Obviously some people up there are dipping in the Kool Aid and don't know the flavor to wit Lot 172 a totally screwed up POS Phantom--$3500 plus fees! Way more dollars than sense...Shawn


----------



## cyclingday (Dec 1, 2012)

I tuned in late.
 Did anybody take notice of what lot #111 (Pope Mfg. "Queen of the Night" Hublamp/Cyclometer combo) went for?


----------



## hzqw2l (Dec 1, 2012)

*20" Mania*



Freqman1 said:


> Obviously some people up there are dipping in the Kool Aid and don't know the flavor to wit Lot 172 a totally screwed up POS Phantom--$3500 plus fees! Way more dollars than sense...Shawn




Must have been caught up in the 20" Balloon bike mania.   It's a nice curiosity piece but Schwinn never made 20" springer forks or 20" Phantoms so it's just another overpriced "dreambike".

To each his own though...


----------



## eazywind (Dec 1, 2012)

*5 grand for the hextube??*

5 Grand for the hextube??. Bet we see a few of them come out of the woodwork now...........


----------



## Freqman1 (Dec 1, 2012)

Ok I'm done. Had a bid on the Hextube and it went to $5k! A lot of villages are without their idiots today! V/r Shawn


----------



## slick (Dec 1, 2012)

I want the Indian and that little Billy Boy sidewalk bike but can't float the bill. Hope the Indian goes to a Caber and they post some pictures of it. Looks like a great bike. Nice photos for restoration reference also. Guess i could build a fake one?


----------



## Larmo63 (Dec 1, 2012)

*We're live and bidding....*

Wowzers!!!!! The high wheel Columbia cyclometer/lamp combo went for huge money.

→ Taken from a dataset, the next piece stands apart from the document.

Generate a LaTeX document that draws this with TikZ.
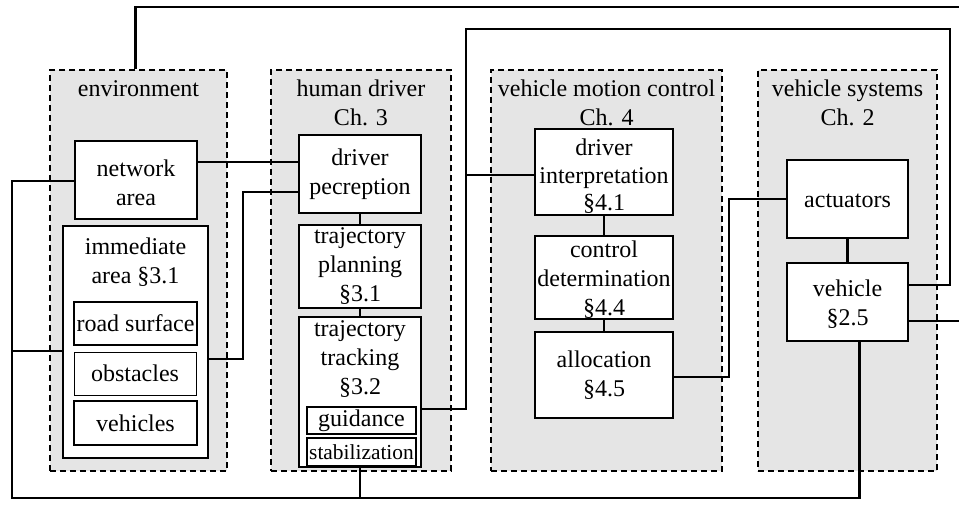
\documentclass[tikz,border=0pt]{standalone}
\usepackage{fontspec}
\setmainfont{Liberation Serif}
\usetikzlibrary{calc}

\begin{document}
\begin{tikzpicture}[x=0.5pt,y=-0.5pt,
   every node/.style={font=\fontsize{12}{14.5}\selectfont, align=center},
   group/.style={draw, dash pattern=on 3pt off 2pt, line width=1.2pt, fill=black!10, minimum height=200.5pt},
   block/.style={draw, fill=white, line width=0.9pt, inner sep=1pt},
   textdrop/.style={execute at begin node={\rule{0pt}{#1}}},
   title/.style={anchor=north, inner sep=0pt},
   wire/.style={line width=1.4pt}]
   \useasboundingbox (0,0) rectangle (959,508);
   % groups
   \node (env) at (138.5,270.5) [group, minimum width=88.5pt] {};
   \node (hd) at (361,270.5) [group, minimum width=90pt] {};
   \node (vmc) at (606.5,270.5) [group, minimum width=115.5pt] {};
   \node (vs) at (847.5,270.5) [group, minimum width=89.5pt] {};
   \node (envt) at ($(env.north)+(0,7)$) [title] {\strut environment};
   \node (hdt) at ($(hd.north)+(0,7)$) [title] {\strut human driver\\Ch. 3};
   \node (vmct) at ($(vmc.north)+(0,7)$) [title] {\strut vehicle motion control\\Ch. 4};
   \node (vst) at ($(vs.north)+(0,7)$) [title] {\strut vehicle systems\\Ch. 2};
   % environment
   \node (net) at (136,180) [block, textdrop=25.5pt, minimum width=61pt, minimum height=39pt] {network\\area};
   \node (imm) at (135.5,342) [block, minimum width=72.5pt, minimum height=116pt] {};
   \node (immt) at ($(imm.north)+(0,9)$) [title] {\strut immediate\\area §3.1};
   \node (road) at (135.5,323.5) [block, minimum width=61.5pt, minimum height=21.5pt] {road surface};
   \node (obst) at (135,373.5) [block, line width=0.5pt, minimum width=61pt, minimum height=21.5pt] {obstacles};
   \node (vehs) at (135.5,423) [block, minimum width=61.5pt, minimum height=22pt] {vehicles};
   % human driver
   \node (perc) at (360,174) [block, minimum width=61pt, minimum height=39pt] {driver\\pecreption};
   \node (plan) at (360,266.5) [block, minimum width=61pt, minimum height=41.5pt] {trajectory\\planning\\§3.1};
   \node (track) at (360,392) [block, minimum width=61pt, minimum height=75pt] {};
   \node (trackt) at ($(track.north)+(0,0)$) [title] {\strut trajectory\\tracking\\§3.2};
   \node (guid) at (361.5,420.5) [block, minimum width=54.5pt, minimum height=13.5pt] {guidance};
   \node (stab) at (361.5,452) [block, minimum width=54.5pt, minimum height=14pt, font=\fontsize{10.7}{12}\selectfont] {stabilization};
   % vehicle motion control
   \node (interp) at (604,172) [block, textdrop=40.5pt, inner sep=0pt, minimum width=69pt, minimum height=43pt, font=\fontsize{12}{13.8}\selectfont] {driver\\interpretation\\§4.1};
   \node (det) at (604,277.5) [block, textdrop=39pt, inner sep=0pt, minimum width=69pt, minimum height=41.5pt] {control\\determination\\§4.4};
   \node (alloc) at (604,375) [block, minimum width=69pt, minimum height=43pt] {allocation\\§4.5};
   % vehicle systems
   \node (act) at (847.5,199) [block, textdrop=9pt, minimum width=60.5pt, minimum height=39pt] {actuators};
   \node (veh) at (847.5,302) [block, textdrop=24.5pt, minimum width=60.5pt, minimum height=39pt] {vehicle\\§2.5};
   % connections
   \coordinate (topR) at (965,7);
   \coordinate (busT) at (466,29);
   \coordinate (busTR) at (950,29);
   \coordinate (busB) at (12,498);
   \coordinate (outR) at (965,321);
   \coordinate (immL) at ($(imm.west)+(0,9)$);
   \coordinate (netR) at ($(net.east)+(0,-18)$);
   \coordinate (interpL) at ($(interp.west)+(0,3)$);
   \draw[wire] ($(env.north)+(-3,0)$) |- (topR);
   \draw[wire] ($(track.east)+(0,17)$) -| (busT) -- (busTR) |- ($(veh.east)+(0,-17)$);
   \draw[wire] (interpL) -- (interpL -| busT);
   \draw[wire] ($(veh.east)+(0,19)$) -- (outR);
   \draw[wire] ($(net.west)+(0,1)$) -| (busB) -| ($(veh.south)+(12,0)$);
   \draw[wire] (track.south) -- (track.south |- busB);
   \draw[wire] (immL) -- (immL -| busB);
   \draw[wire] ($(imm.east)+(0,17)$) -- ++(34,0) |- ($(perc.west)+(0,18)$);
   \draw[wire] (netR) -- (netR -| perc.west);
   \draw[wire] ($(alloc.east)+(0,2)$) -- ++(55,0) |- (act.west);
   \draw[wire] (perc) -- (plan) (plan) -- (track) (interp) -- (det) (det) -- (alloc) (act) -- (veh);
\end{tikzpicture}
\end{document}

We bought a few things and we are still watching. We wanted one or two of the iron bike 

stands, the first one went for $175, and the rest went for $325 - $450.....!!!!

Wow. I'm in the wrong business.


----------



## fordsnake (Dec 1, 2012)

slick said:


> I want the Indian and that little Billy Boy sidewalk bike but can't float the bill. Hope the Indian goes to a Caber and they post some pictures of it. Looks like a great bike. Nice photos for restoration reference also. Guess i could build a fake one?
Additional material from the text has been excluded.